■ Aim: Everything from the first line of the data through the line with "t = np.linspace(0.0, 1.0, 41)" is to be echoed exactly, minus the pictures.
[Start of Information given]
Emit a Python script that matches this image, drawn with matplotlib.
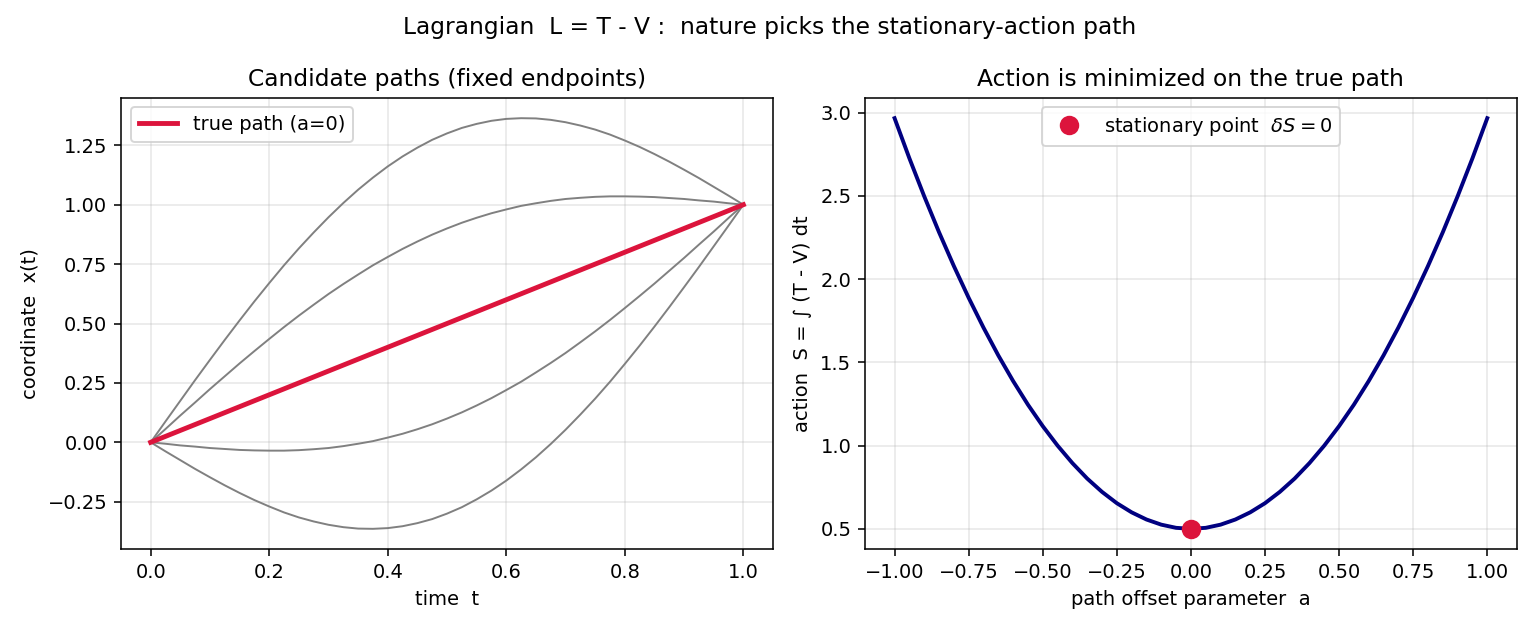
import numpy as np
import matplotlib
matplotlib.use("Agg")
import matplotlib.pyplot as plt

# time samples for the candidate paths
t = np.linspace(0.0, 1.0, 41)

# paths with offset a = +0.8, +0.4, -0.4, -0.8  (gray curves)
path_p08 = [0.0, 0.088, 0.175, 0.262, 0.347, 0.431, 0.513, 0.593, 0.670, 0.745, 0.816,
            0.883, 0.947, 1.007, 1.063, 1.114, 1.161, 1.203, 1.240, 1.273, 1.300,
            1.323, 1.340, 1.353, 1.361, 1.364, 1.363, 1.357, 1.347, 1.333, 1.316,
            1.295, 1.270, 1.243, 1.213, 1.181, 1.147, 1.112, 1.075, 1.038, 1.0]
path_p04 = [0.0, 0.056, 0.113, 0.168, 0.224, 0.278, 0.332, 0.384, 0.435, 0.485, 0.533,
            0.579, 0.624, 0.666, 0.706, 0.745, 0.780, 0.814, 0.845, 0.874, 0.900,
            0.924, 0.945, 0.964, 0.980, 0.995, 1.006, 1.016, 1.024, 1.029, 1.033,
            1.035, 1.035, 1.034, 1.032, 1.028, 1.024, 1.018, 1.013, 1.006, 1.0]
path_m04 = [0.0, -0.006, -0.013, -0.018, -0.024, -0.028, -0.032, -0.034, -0.035, -0.035, -0.033,
            -0.029, -0.024, -0.016, -0.006, 0.005, 0.020, 0.036, 0.055, 0.076, 0.100,
            0.126, 0.155, 0.186, 0.220, 0.255, 0.294, 0.334, 0.376, 0.421, 0.467,
            0.515, 0.565, 0.616, 0.668, 0.722, 0.776, 0.832, 0.887, 0.944, 1.0]
path_m08 = [0.0, -0.038, -0.075, -0.112, -0.147, -0.181, -0.213, -0.243, -0.270, -0.295, -0.316,
            -0.333, -0.347, -0.357, -0.363, -0.364, -0.361, -0.353, -0.340, -0.323, -0.300,
            -0.273, -0.240, -0.203, -0.161, -0.114, -0.063, -0.007, 0.053, 0.117, 0.184,
            0.255, 0.330, 0.407, 0.487, 0.569, 0.653, 0.738, 0.825, 0.912, 1.0]
# true path is the straight line between the fixed endpoints
true_t = [0.0, 1.0]
true_x = [0.0, 1.0]

# action vs offset parameter (right panel)
a_vals = np.linspace(-1.0, 1.0, 41)
half_S = [2.967, 2.726, 2.498, 2.282, 2.079, 1.888, 1.709, 1.542, 1.388, 1.246, 1.117,
          1.000, 0.895, 0.802, 0.722, 0.654, 0.599, 0.556, 0.525, 0.506]
action = half_S + [0.500] + half_S[::-1]
stat_a = [0.0]
stat_S = [0.5]

fig, (ax1, ax2) = plt.subplots(1, 2, figsize=(11, 4.5), dpi=140)
fig.subplots_adjust(left=0.0786, right=0.985, bottom=0.128, top=0.845, wspace=0.141)
fig.suptitle("Lagrangian  L = T - V :  nature picks the stationary-action path", fontsize=12, y=0.975)

# left: candidate paths
for p in [path_p08, path_p04, path_m04, path_m08]:
    ax1.plot(t, p, color="gray", lw=1)
ax1.plot(true_t, true_x, color="crimson", lw=2.5, label="true path (a=0)")
ax1.set_title("Candidate paths (fixed endpoints)")
ax1.set_xlabel("time  t")
ax1.set_ylabel("coordinate  x(t)")
ax1.set_yticks([-0.25, 0.0, 0.25, 0.5, 0.75, 1.0, 1.25])
ax1.grid(alpha=0.3)
ax1.legend(loc="upper left")

# right: action curve
ax2.plot(a_vals, action, color="navy", lw=2)
ax2.plot(stat_a, stat_S, "o", color="crimson", ms=9, ls="none",
         label=r"stationary point  $\delta S = 0$", zorder=5)
ax2.set_title("Action is minimized on the true path")
ax2.set_xlabel("path offset parameter  a")
ax2.set_ylabel("action  S = \u222b (T - V) dt")
ax2.set_xticks([-1.0, -0.75, -0.5, -0.25, 0.0, 0.25, 0.5, 0.75, 1.0])
ax2.grid(alpha=0.3)
ax2.legend(loc="upper center")

plt.savefig("out.png", dpi=140)
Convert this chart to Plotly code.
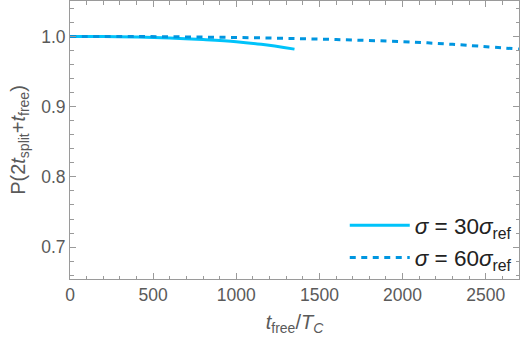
import plotly.graph_objects as go

# sigma = 30 sigma_ref (solid)
x_30 = [0, 200, 400, 600, 800, 1000, 1150, 1350]
p_30 = [1.0, 0.9998, 0.9990, 0.9977, 0.9955, 0.9925, 0.9887, 0.9819]

# sigma = 60 sigma_ref (dashed)
x_60 = [0, 400, 800, 1200, 1600, 2000, 2300, 2700]
p_60 = [1.0, 0.9998, 0.9990, 0.9977, 0.9955, 0.9925, 0.9887, 0.9819]

x_ticks = [0, 500, 1000, 1500, 2000, 2500]
y_ticks = [0.7, 0.8, 0.9, 1.0]
y_tick_labels = ["0.7", "0.8", "0.9", "1.0"]

font_family = "Liberation Sans, Arial, sans-serif"
gray = "#5a5a5a"
frame = "#9a9a9a"

fig = go.Figure()
fig.add_trace(go.Scatter(
    x=x_30, y=p_30, mode="lines",
    line=dict(color="#00c3fa", width=3, shape="spline"),
    name="<i>σ</i> = 30<i>σ</i><sub>ref</sub>"))
fig.add_trace(go.Scatter(
    x=x_60, y=p_60, mode="lines",
    line=dict(color="#0096e0", width=3, dash="6px,5.5px", shape="spline"),
    name="<i>σ</i> = 60<i>σ</i><sub>ref</sub>"))

axis_common = dict(
    showline=True, linecolor=frame, linewidth=1, mirror="ticks",
    ticks="inside", ticklen=6, tickcolor=frame, tickwidth=1,
    showgrid=False, zeroline=False, automargin=False,
    tickfont=dict(family=font_family, size=17.5, color=gray),
)

fig.update_layout(
    width=523, height=343,
    margin=dict(l=70, r=4, t=1, b=64),
    paper_bgcolor="white", plot_bgcolor="white",
    font=dict(family=font_family, size=17, color=gray),
    showlegend=True,
    legend=dict(x=0.995, xanchor="right", y=0.0, yanchor="bottom",
                bgcolor="rgba(0,0,0,0)", font=dict(size=22.5, color="#222222"),
                itemwidth=60, tracegroupgap=0),
    xaxis=dict(range=[0, 2700], tickvals=x_ticks,
               minor=dict(dtick=100, ticks="inside", ticklen=3.5, tickcolor=frame),
               title=dict(text="<i>t</i><sub>free</sub>/<i>T</i><sub><i>C</i></sub>",
                          font=dict(size=20, color=gray), standoff=10),
               **axis_common),
    yaxis=dict(range=[0.6546, 1.0504], tickvals=y_ticks, ticktext=y_tick_labels,
               minor=dict(dtick=0.02, tick0=0.7, ticks="inside", ticklen=3.5, tickcolor=frame),
               title=dict(text="P(2<i>t</i><sub>split</sub>+<i>t</i><sub>free</sub>)",
                          font=dict(size=20, color=gray), standoff=10),
               **axis_common),
)

fig.write_html("out.html", config={"displayModeBar": False},
               post_script="document.body.style.margin='0';document.body.style.overflow='hidden';")
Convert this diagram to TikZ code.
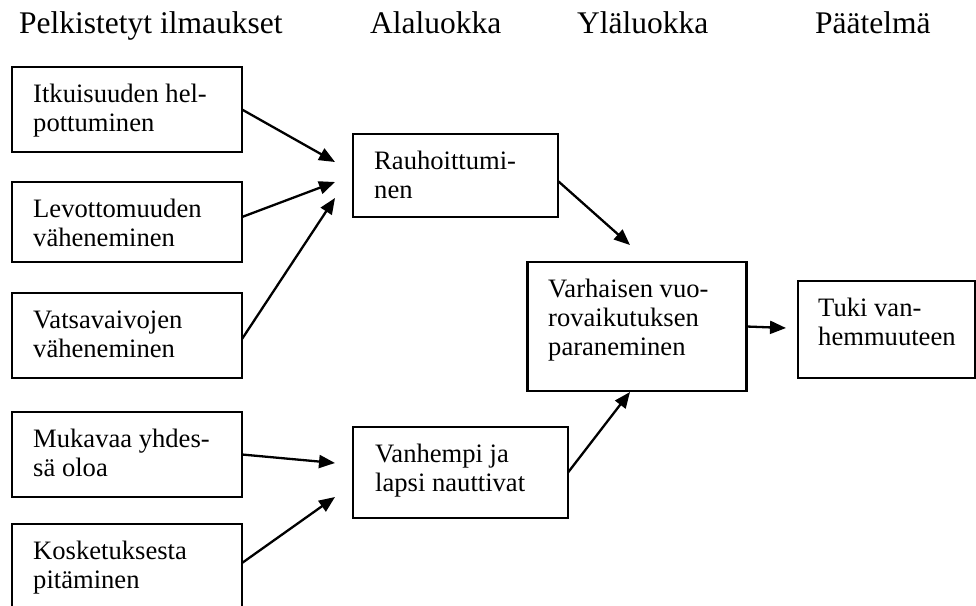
\documentclass[tikz,border=0pt]{standalone}
\usepackage{fontspec}
\setmainfont{Liberation Serif}
\usetikzlibrary{arrows.meta}
\begin{document}
\begin{tikzpicture}[x=1pt,y=-1pt,
  boxnode/.style={draw, line width=2.1pt, anchor=north west, inner sep=0pt, outer sep=0pt},
  lbl/.style={anchor=base west, inner sep=0pt, font=\fontsize{26.6}{29}\selectfont},
  hdr/.style={anchor=base west, inner sep=0pt, font=\fontsize{31.5}{36}\selectfont},
  conn/.style={line width=2.3pt, -{Triangle[length=16pt,width=13pt]}}]
\useasboundingbox (0,0) rectangle (976,605);
\clip (0,0) rectangle (976,605);
% headers
\node[hdr] (h1) at (19,33) {Pelkistetyt ilmaukset};
\node[hdr] (h2) at (370,33) {Alaluokka};
\node[hdr] (h3) at (577,33) {Yläluokka};
\node[hdr] (h4) at (815,33) {Päätelmä};
% boxes
\node[boxnode, minimum width=230pt, minimum height=85pt] (b1) at (12,67) {};
\node[boxnode, minimum width=230pt, minimum height=80pt] (b2) at (12,182) {};
\node[boxnode, minimum width=230pt, minimum height=85pt] (b3) at (12,293) {};
\node[boxnode, minimum width=230pt, minimum height=85pt] (b4) at (12,412) {};
\node[boxnode, minimum width=230pt, minimum height=120pt] (b5) at (12,524) {};
\node[boxnode, minimum width=205pt, minimum height=83pt] (r) at (353,134) {};
\node[boxnode, minimum width=215pt, minimum height=91pt] (v) at (353,427) {};
\node[boxnode, minimum width=219pt, minimum height=129pt] (y) at (527.5,262) {};
\node[boxnode, minimum width=177pt, minimum height=97pt] (t) at (798,281) {};
% texts
\node[lbl] (tb1) at (33,102) {\parbox[t]{200pt}{\raggedright Itkuisuuden hel-\\pottuminen}};
\node[lbl] (tb2) at (33,217) {\parbox[t]{200pt}{\raggedright Levottomuuden\\väheneminen}};
\node[lbl] (tb3) at (33,328) {\parbox[t]{200pt}{\raggedright Vatsavaivojen\\väheneminen}};
\node[lbl] (tb4) at (33,447) {\parbox[t]{200pt}{\raggedright Mukavaa yhdes-\\sä oloa}};
\node[lbl] (tb5) at (33,559) {\parbox[t]{200pt}{\raggedright Kosketuksesta\\pitäminen}};
\node[lbl] (tr) at (374,169) {\parbox[t]{180pt}{\raggedright Rauhoittumi-\\nen}};
\node[lbl] (tv) at (375,462) {\parbox[t]{190pt}{\raggedright Vanhempi ja\\lapsi nauttivat}};
\node[lbl] (ty) at (548,297) {\parbox[t]{195pt}{\raggedright Varhaisen vuo-\\rovaikutuksen\\paraneminen}};
\node[lbl] (tt) at (818,316) {\parbox[t]{155pt}{\raggedright Tuki van-\\hemmuuteen}};
% arrow tips
\coordinate (p1) at (335,162);
\coordinate (p2) at (335,182);
\coordinate (p3) at (335,198);
\coordinate (p4) at (335,463);
\coordinate (p5) at (335,497);
\coordinate (p6) at (630,245);
\coordinate (p7) at (630,392);
\coordinate (p8) at (786,328);
% connectors
\draw[conn] (b1.east) -- (p1);
\draw[conn] ([yshift=5pt]b2.east) -- (p2);
\draw[conn] ([yshift=-3.5pt]b3.east) -- (p3);
\draw[conn] (b4.east) -- (p4);
\draw[conn] ([yshift=21pt]b5.east) -- (p5);
\draw[conn] ([yshift=-5.5pt]r.east) -- (p6);
\draw[conn] (v.east) -- (p7);
\draw[conn] (y.east) -- (p8);
\end{tikzpicture}
\end{document}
[End of Information given]
■ Solved problem:
Emit a Python script that matches this image, drawn with matplotlib.
import numpy as np
import matplotlib
matplotlib.use("Agg")
import matplotlib.pyplot as plt

# time samples for the candidate paths
t = np.linspace(0.0, 1.0, 41)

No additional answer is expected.